Etres d’« exception » comme leurs machines, individus asociaux ou antisociaux, les héros de Verne n’en sont pas moins exemplaires ; et leur mythification se double toujours d’une pénétrante démystification psychologique, sociologique – politique et philosophique en dernier ressort. Car la grande production industrielle, et avec elle le problème du pouvoir, apparaît bel et bien chez Verne – mais essentiellement à des fins de destruction. La guerre est en effet l’une de ses obsessions majeures : objet principal d’une bonne douzaine de récits historiques injustement méconnus – où la violence atteint souvent un rare degré de paroxysme – elle figure toujours à l’arrière-fond ou à l’horizon de ses romans d’anticipation. Dès De la Terre à la Lune (1865), récit où se trouve reconvertie en entreprise spatiale l’industrie militaire américaine issue de la guerre de Sécession, Verne s’inquiète de « l’inféodation subite d’un peuple à un homme », et dénonce la collusion en ce pays du mercantilisme et du bellicisme.

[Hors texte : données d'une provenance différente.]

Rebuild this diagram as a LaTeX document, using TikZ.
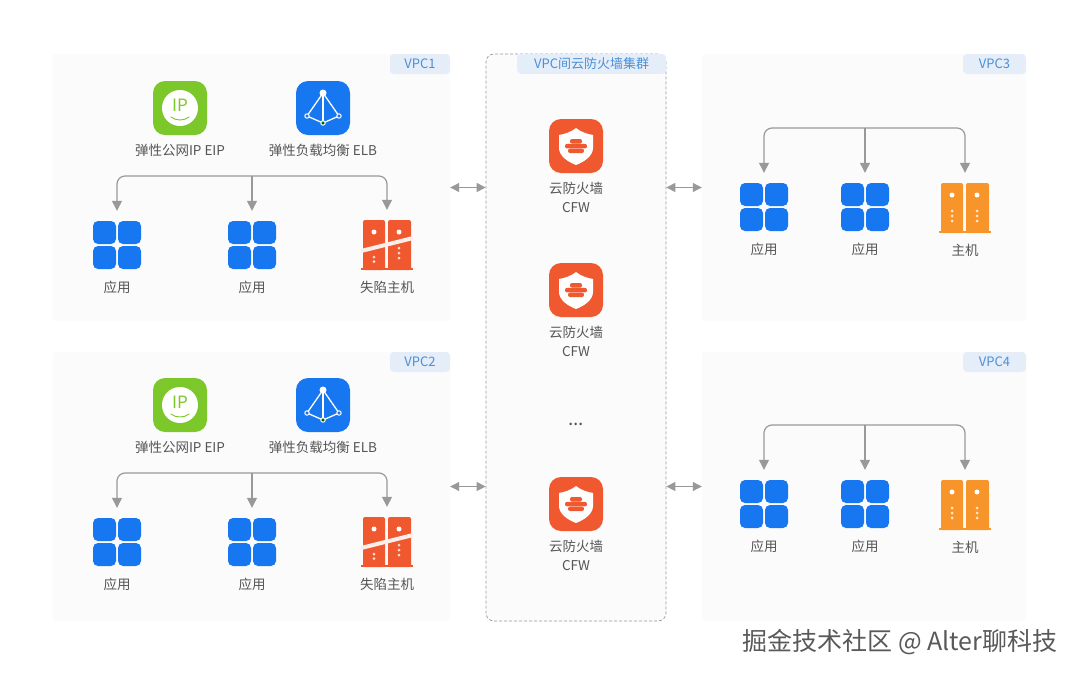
\documentclass[tikz,border=0pt]{standalone}
\usepackage{fontspec}
\usepackage{xcolor}
\usepackage{tikz}
\usetikzlibrary{arrows.meta,positioning,calc}
\setmainfont{Noto Sans CJK SC}
\definecolor{panelcolor}{HTML}{FBFBFB}
\definecolor{tagcolor}{HTML}{E5EDF9}
\definecolor{tagtext}{HTML}{4A90D6}
\definecolor{bluecolor}{HTML}{1677F0}
\definecolor{greencolor}{HTML}{7CC82B}
\definecolor{redcolor}{HTML}{F0592F}
\definecolor{orangecolor}{HTML}{F7952B}
\definecolor{linecolor}{HTML}{999999}
\definecolor{textcolor}{HTML}{555555}
\newcommand{\hostshape}[1]{%
  \begin{scope}[shift={(path picture bounding box.center)}]
    \fill[#1,rounded corners=2pt] (-24,-25) rectangle (-2,25);
    \fill[#1,rounded corners=2pt] (1,-25) rectangle (24,25);
    \fill[#1] (-26,23) rectangle (26,25);
    \foreach \px in {-13,12} {
      \fill[white] (\px,-13) circle (2.5);
    }
  \end{scope}}
\tikzset{
  vpc panel/.style={
    fill=panelcolor,
    rounded corners=3pt,
    inner sep=0pt
  },
  fw group/.style={
    vpc panel,
    draw=linecolor,
    line width=0.7pt,
    dash pattern=on 3pt off 2pt,
    rounded corners=8pt
  },
  vpc tag/.style={
    fill=tagcolor,
    rounded corners=4pt,
    text=tagtext,
    font=\fontsize{13}{13}\selectfont,
    minimum height=20pt,
    inner sep=0pt,
    anchor=north east
  },
  caption/.style={
    text=textcolor,
    font=\fontsize{13.5}{13.5}\selectfont,
    inner sep=0pt
  },
  app icon/.style={
    minimum size=48pt,
    inner sep=0pt,
    path picture={
      \begin{scope}[shift={(path picture bounding box.center)}]
        \fill[bluecolor,rounded corners=5pt] (-24,-24) rectangle (-1,-1);
        \fill[bluecolor,rounded corners=5pt] (1,-24) rectangle (24,-1);
        \fill[bluecolor,rounded corners=5pt] (-24,1) rectangle (-1,24);
        \fill[bluecolor,rounded corners=5pt] (1,1) rectangle (24,24);
      \end{scope}
    }
  },
  eip icon/.style={
    fill=greencolor,
    rounded corners=12pt,
    minimum size=54pt,
    inner sep=0pt,
    path picture={
      \begin{scope}[sharp corners,shift={(path picture bounding box.center)}]
        \fill[white] (0,0) circle (18);
        \draw[greencolor,line width=0.9pt,line cap=round] (-9,9) .. controls (-4,13) and (4,13) .. (9,9);
      \end{scope}
    }
  },
  elb icon/.style={
    fill=bluecolor,
    rounded corners=12pt,
    minimum size=54pt,
    inner sep=0pt,
    path picture={
      \begin{scope}[sharp corners,shift={(path picture bounding box.center)}]
        \draw[white,line width=1.3pt] (0,-15) -- (-16,8) -- (0,15) -- (16,8) -- cycle;
        \draw[white,line width=1.3pt] (0,-15) -- (0,15);
        \fill[white] (0,-15) circle (3.5);
        \fill[bluecolor,draw=white,line width=1pt] (-16,8) circle (2.2);
        \fill[bluecolor,draw=white,line width=1pt] (16,8) circle (2.2);
        \fill[black!60!green,draw=white,line width=1pt] (0,15) circle (2.2);
      \end{scope}
    }
  },
  cfw icon/.style={
    fill=redcolor,
    rounded corners=12pt,
    minimum size=54pt,
    inner sep=0pt,
    path picture={
      \begin{scope}[sharp corners,shift={(path picture bounding box.center)}]
        \fill[white] (0,-18) .. controls (5,-14) and (11,-12) .. (17,-11) -- (17,2)
          .. controls (17,10) and (8,16) .. (0,19)
          .. controls (-8,16) and (-17,10) .. (-17,2) -- (-17,-11)
          .. controls (-11,-12) and (-5,-14) .. (0,-18) -- cycle;
        \fill[redcolor,rounded corners=2pt] (-6,-7) rectangle (6,-2.4);
        \fill[redcolor,rounded corners=2pt] (-11,-2.1) rectangle (11,2.4);
        \fill[redcolor,rounded corners=2pt] (-8,2.7) rectangle (8,7);
      \end{scope}
    }
  },
  host icon/.style={
    minimum width=52pt,
    minimum height=50pt,
    inner sep=0pt,
    path picture={
      \hostshape{orangecolor}
      \begin{scope}[shift={(path picture bounding box.center)}]
        \foreach \px in {-13,12} {
          \foreach \py in {3,8,13} {
            \fill[white!80!orangecolor] (\px,\py) circle (1.5);
          }
        }
      \end{scope}
    }
  },
  fail icon/.style={
    minimum width=52pt,
    minimum height=50pt,
    inner sep=0pt,
    path picture={
      \hostshape{redcolor}
      \begin{scope}[shift={(path picture bounding box.center)}]
        \fill[white!80!redcolor] (-13,12) circle (1.5);
        \fill[white!80!redcolor] (-13,16.5) circle (1.5);
        \foreach \py in {3,8,13} {
          \fill[white!80!redcolor] (12,\py) circle (1.5);
        }
        \draw[white!90!redcolor,line width=4pt] (-26,6) -- (26,-7);
      \end{scope}
    }
  },
  ip text/.style={
    text=greencolor,
    font=\fontsize{17}{17}\selectfont,
    inner sep=0pt
  },
  flow/.style={
    -{Triangle[width=10pt,length=10pt]},
    draw=linecolor,
    fill=none,
    line width=1.2pt,
    rounded corners=8pt,
    shorten >=10pt
  },
  link/.style={
    {Triangle[width=9pt,length=9pt]}-{Triangle[width=9pt,length=9pt]},
    draw=linecolor,
    line width=1pt
  }
}
\begin{document}
\begin{tikzpicture}[x=1pt,y=-1pt]
  \useasboundingbox (0,0) rectangle (1080,675);

  % Panels
  \node[vpc panel, minimum width=397pt, minimum height=267pt] (vpc1) at (251.5,187.5) {};
  \node[vpc panel, minimum width=397pt, minimum height=269pt] (vpc2) at (251.5,486.5) {};
  \node[vpc panel, minimum width=324pt, minimum height=267pt] (vpc3) at (864,187.5) {};
  \node[vpc panel, minimum width=324pt, minimum height=269pt] (vpc4) at (864,486.5) {};
  \node[fw group, minimum width=180pt, minimum height=567pt] (fwgroup) at (576,337.5) {};

  % Tags
  \node[vpc tag, minimum width=60pt] (tag1) at (vpc1.north east) {VPC1};
  \node[vpc tag, minimum width=60pt] (tag2) at (vpc2.north east) {VPC2};
  \node[vpc tag, minimum width=63pt] (tag3) at (vpc3.north east) {VPC3};
  \node[vpc tag, minimum width=63pt] (tag4) at (vpc4.north east) {VPC4};
  \node[vpc tag, minimum width=149pt] (tagfw) at (fwgroup.north east) {VPC间云防火墙集群};

  % VPC1
  \node[eip icon] (eip1) at (180,108) {};
  \node[ip text] (iptext1) at (180,105) {IP};
  \node[elb icon] (elb1) at (323,108) {};
  \node[caption] (eipname1) at (180,150) {弹性公网IP EIP};
  \node[caption] (elbname1) at (323,150) {弹性负载均衡 ELB};
  \coordinate (bus1) at (252,176);
  \node[app icon] (app11) at (117,245) {};
  \node[app icon] (app12) at (252,245) {};
  \node[fail icon] (host1) at (387,245) {};
  \node[caption] (appname11) at (117,287) {应用};
  \node[caption] (appname12) at (252,287) {应用};
  \node[caption] (hostname1) at (387,287) {失陷主机};
  \draw[flow] (bus1) -| (app11.north);
  \draw[flow] (bus1) -- (app12.north);
  \draw[flow] (bus1) -| (host1.north);

  % VPC2
  \node[eip icon] (eip2) at (180,405) {};
  \node[ip text] (iptext2) at (180,402) {IP};
  \node[elb icon] (elb2) at (323,405) {};
  \node[caption] (eipname2) at (180,447) {弹性公网IP EIP};
  \node[caption] (elbname2) at (323,447) {弹性负载均衡 ELB};
  \coordinate (bus2) at (252,473);
  \node[app icon] (app21) at (117,542) {};
  \node[app icon] (app22) at (252,542) {};
  \node[fail icon] (host2) at (387,542) {};
  \node[caption] (appname21) at (117,584) {应用};
  \node[caption] (appname22) at (252,584) {应用};
  \node[caption] (hostname2) at (387,584) {失陷主机};
  \draw[flow] (bus2) -| (app21.north);
  \draw[flow] (bus2) -- (app22.north);
  \draw[flow] (bus2) -| (host2.north);

  % VPC3
  \coordinate (bus3) at (865,128);
  \node[app icon] (app31) at (764,207) {};
  \node[app icon] (app32) at (865,207) {};
  \node[host icon] (host3) at (965,208) {};
  \node[caption] (appname31) at (764,249) {应用};
  \node[caption] (appname32) at (865,249) {应用};
  \node[caption] (hostname3) at (965,250) {主机};
  \draw[flow] (bus3) -| (app31.north);
  \draw[flow] (bus3) -- (app32.north);
  \draw[flow] (bus3) -| (host3.north);

  % VPC4
  \coordinate (bus4) at (865,425);
  \node[app icon] (app41) at (764,504) {};
  \node[app icon] (app42) at (865,504) {};
  \node[host icon] (host4) at (965,505) {};
  \node[caption] (appname41) at (764,546) {应用};
  \node[caption] (appname42) at (865,546) {应用};
  \node[caption] (hostname4) at (965,547) {主机};
  \draw[flow] (bus4) -| (app41.north);
  \draw[flow] (bus4) -- (app42.north);
  \draw[flow] (bus4) -| (host4.north);

  % Firewalls
  \node[cfw icon] (cfw1) at (576,146) {};
  \node[caption] (cfwname1) at (576,188) {云防火墙};
  \node[caption] (cfwtype1) at (576,208) {CFW};
  \node[cfw icon] (cfw2) at (576,290) {};
  \node[caption] (cfwname2) at (576,332) {云防火墙};
  \node[caption] (cfwtype2) at (576,352) {CFW};
  \node[caption, font=\fontsize{19}{19}\selectfont] (cfwmore) at (576,424) {...};
  \node[cfw icon] (cfw3) at (576,504) {};
  \node[caption] (cfwname3) at (576,546) {云防火墙};
  \node[caption] (cfwtype3) at (576,566) {CFW};

  % Connections
  \draw[link] (vpc1.east) -- (fwgroup.west |- vpc1.east);
  \draw[link] (vpc2.east) -- (fwgroup.west |- vpc2.east);
  \draw[link] (fwgroup.east |- vpc3.west) -- (vpc3.west);
  \draw[link] (fwgroup.east |- vpc4.west) -- (vpc4.west);

  % Watermark
  \node[text=black!65, font=\fontsize{25}{25}\selectfont, inner sep=0pt] (mark) at (900,642) {掘金技术社区 @ Alter聊科技};
\end{tikzpicture}
\end{document}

Déjà fasciné par l’« énergie » et l’« instinct militaire », puis témoin atterré de la guerre de 1870, l’écrivain réalise avec lucidité le caractère de plus en plus scientifique – donc meurtrier – des conflits modernes.
Dès lors, la mise en scène du projet de domination sur les hommes va doubler, dans son œuvre, celle de l’impossible « maîtrise » de la nature.